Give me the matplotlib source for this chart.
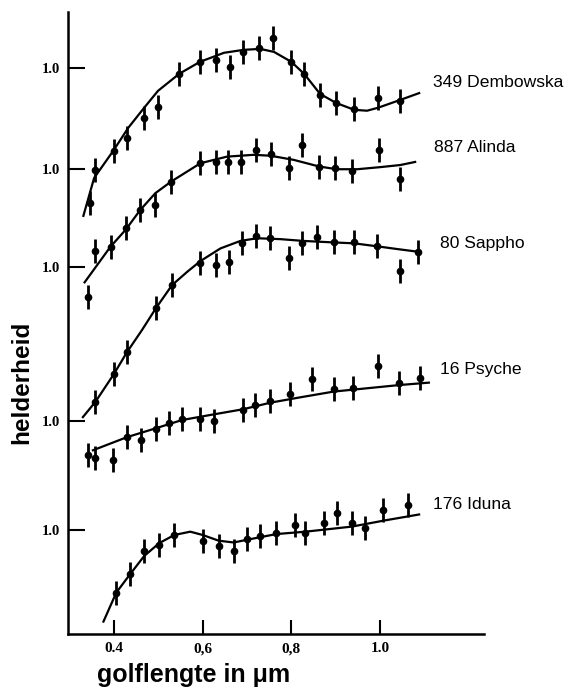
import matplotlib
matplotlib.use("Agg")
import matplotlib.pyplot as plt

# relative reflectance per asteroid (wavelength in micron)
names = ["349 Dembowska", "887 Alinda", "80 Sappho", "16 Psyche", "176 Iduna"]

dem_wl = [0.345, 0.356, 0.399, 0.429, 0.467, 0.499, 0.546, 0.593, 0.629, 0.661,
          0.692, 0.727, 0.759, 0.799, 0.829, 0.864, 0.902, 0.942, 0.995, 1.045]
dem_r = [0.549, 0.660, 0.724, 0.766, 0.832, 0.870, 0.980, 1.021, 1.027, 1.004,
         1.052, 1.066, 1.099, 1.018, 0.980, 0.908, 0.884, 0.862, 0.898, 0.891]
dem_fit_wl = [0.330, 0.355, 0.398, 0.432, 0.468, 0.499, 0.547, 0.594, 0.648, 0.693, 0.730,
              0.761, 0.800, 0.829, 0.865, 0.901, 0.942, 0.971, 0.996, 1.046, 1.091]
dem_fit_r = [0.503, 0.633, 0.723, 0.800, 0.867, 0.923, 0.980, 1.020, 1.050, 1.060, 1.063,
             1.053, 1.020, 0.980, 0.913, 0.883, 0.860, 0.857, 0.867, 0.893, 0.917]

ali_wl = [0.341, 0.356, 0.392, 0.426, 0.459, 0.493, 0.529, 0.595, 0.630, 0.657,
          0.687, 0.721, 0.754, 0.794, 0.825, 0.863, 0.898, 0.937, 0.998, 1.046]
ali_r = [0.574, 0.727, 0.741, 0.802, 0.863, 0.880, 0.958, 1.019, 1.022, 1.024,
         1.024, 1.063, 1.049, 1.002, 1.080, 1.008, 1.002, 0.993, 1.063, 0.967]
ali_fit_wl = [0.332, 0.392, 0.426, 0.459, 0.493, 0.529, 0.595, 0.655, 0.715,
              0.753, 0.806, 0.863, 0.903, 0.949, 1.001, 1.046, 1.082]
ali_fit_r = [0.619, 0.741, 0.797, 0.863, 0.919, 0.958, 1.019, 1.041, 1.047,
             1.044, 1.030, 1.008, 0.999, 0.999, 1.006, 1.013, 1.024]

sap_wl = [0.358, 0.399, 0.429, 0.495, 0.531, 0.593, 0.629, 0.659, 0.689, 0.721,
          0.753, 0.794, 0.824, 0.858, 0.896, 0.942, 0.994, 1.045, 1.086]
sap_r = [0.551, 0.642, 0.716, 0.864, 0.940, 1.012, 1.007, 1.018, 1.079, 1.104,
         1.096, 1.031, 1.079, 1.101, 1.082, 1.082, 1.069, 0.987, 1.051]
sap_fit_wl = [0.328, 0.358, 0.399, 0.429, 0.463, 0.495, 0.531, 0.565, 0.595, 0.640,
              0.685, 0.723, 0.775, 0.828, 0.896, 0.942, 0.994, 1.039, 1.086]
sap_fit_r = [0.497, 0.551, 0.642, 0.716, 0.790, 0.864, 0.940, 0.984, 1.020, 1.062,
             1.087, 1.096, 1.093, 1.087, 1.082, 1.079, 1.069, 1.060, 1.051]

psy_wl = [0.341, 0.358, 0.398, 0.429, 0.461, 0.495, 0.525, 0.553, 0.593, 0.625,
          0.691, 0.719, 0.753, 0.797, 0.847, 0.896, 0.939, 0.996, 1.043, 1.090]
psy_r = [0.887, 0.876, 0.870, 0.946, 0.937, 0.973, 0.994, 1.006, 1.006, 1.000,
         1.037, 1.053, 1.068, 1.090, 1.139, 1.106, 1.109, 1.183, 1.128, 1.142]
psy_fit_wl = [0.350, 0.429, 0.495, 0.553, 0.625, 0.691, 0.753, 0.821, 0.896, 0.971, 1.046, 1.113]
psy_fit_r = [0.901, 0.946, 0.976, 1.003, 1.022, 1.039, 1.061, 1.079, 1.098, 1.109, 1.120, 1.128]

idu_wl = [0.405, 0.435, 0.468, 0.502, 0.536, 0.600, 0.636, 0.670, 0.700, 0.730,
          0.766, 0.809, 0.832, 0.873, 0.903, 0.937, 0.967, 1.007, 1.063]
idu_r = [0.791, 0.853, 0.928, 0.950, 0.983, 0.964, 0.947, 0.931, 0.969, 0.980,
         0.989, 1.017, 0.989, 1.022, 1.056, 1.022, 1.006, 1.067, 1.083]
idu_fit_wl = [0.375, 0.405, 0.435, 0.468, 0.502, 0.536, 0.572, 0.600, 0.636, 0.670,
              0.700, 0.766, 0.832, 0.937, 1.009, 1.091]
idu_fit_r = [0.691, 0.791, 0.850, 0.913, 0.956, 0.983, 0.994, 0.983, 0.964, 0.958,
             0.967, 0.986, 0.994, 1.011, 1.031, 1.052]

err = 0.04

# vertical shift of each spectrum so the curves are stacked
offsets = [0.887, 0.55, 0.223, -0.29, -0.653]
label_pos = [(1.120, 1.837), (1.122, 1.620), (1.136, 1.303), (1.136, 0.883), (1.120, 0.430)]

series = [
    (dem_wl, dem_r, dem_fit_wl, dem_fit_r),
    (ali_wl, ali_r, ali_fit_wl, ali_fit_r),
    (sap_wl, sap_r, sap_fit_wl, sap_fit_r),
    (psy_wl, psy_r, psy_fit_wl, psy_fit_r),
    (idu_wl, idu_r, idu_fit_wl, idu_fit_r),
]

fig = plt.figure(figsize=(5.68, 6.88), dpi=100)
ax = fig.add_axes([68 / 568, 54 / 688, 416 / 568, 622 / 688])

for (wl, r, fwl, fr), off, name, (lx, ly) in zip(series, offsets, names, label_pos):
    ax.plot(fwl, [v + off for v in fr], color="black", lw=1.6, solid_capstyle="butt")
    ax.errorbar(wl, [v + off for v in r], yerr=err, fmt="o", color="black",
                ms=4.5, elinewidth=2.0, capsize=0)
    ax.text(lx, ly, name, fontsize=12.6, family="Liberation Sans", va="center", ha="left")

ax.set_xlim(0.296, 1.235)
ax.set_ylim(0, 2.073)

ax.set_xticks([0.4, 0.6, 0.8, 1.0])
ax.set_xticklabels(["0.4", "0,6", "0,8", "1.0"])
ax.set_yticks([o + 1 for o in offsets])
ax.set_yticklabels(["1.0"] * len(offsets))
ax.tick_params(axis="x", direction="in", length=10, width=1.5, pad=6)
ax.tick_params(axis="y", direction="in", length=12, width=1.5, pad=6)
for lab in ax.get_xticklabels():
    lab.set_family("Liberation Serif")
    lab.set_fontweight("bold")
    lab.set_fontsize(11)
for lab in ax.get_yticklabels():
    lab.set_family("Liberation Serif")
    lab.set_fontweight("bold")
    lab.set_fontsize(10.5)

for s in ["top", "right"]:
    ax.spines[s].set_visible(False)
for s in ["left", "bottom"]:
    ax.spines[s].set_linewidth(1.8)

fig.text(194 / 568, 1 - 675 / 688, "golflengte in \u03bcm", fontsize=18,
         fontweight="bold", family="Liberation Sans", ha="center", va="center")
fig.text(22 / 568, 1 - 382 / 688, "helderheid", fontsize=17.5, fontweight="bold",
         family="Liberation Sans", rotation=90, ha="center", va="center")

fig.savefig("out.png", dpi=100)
....
# [Task statement]
Write out exactly the opening lines of the data, stopping after the line that holds "0.867, 0.893, 0.917]". Exclude pictures.

# [Task response]
Give me the matplotlib source for this chart.
import matplotlib
matplotlib.use("Agg")
import matplotlib.pyplot as plt

# relative reflectance per asteroid (wavelength in micron)
names = ["349 Dembowska", "887 Alinda", "80 Sappho", "16 Psyche", "176 Iduna"]

dem_wl = [0.345, 0.356, 0.399, 0.429, 0.467, 0.499, 0.546, 0.593, 0.629, 0.661,
          0.692, 0.727, 0.759, 0.799, 0.829, 0.864, 0.902, 0.942, 0.995, 1.045]
dem_r = [0.549, 0.660, 0.724, 0.766, 0.832, 0.870, 0.980, 1.021, 1.027, 1.004,
         1.052, 1.066, 1.099, 1.018, 0.980, 0.908, 0.884, 0.862, 0.898, 0.891]
dem_fit_wl = [0.330, 0.355, 0.398, 0.432, 0.468, 0.499, 0.547, 0.594, 0.648, 0.693, 0.730,
              0.761, 0.800, 0.829, 0.865, 0.901, 0.942, 0.971, 0.996, 1.046, 1.091]
dem_fit_r = [0.503, 0.633, 0.723, 0.800, 0.867, 0.923, 0.980, 1.020, 1.050, 1.060, 1.063,
             1.053, 1.020, 0.980, 0.913, 0.883, 0.860, 0.857, 0.867, 0.893, 0.917]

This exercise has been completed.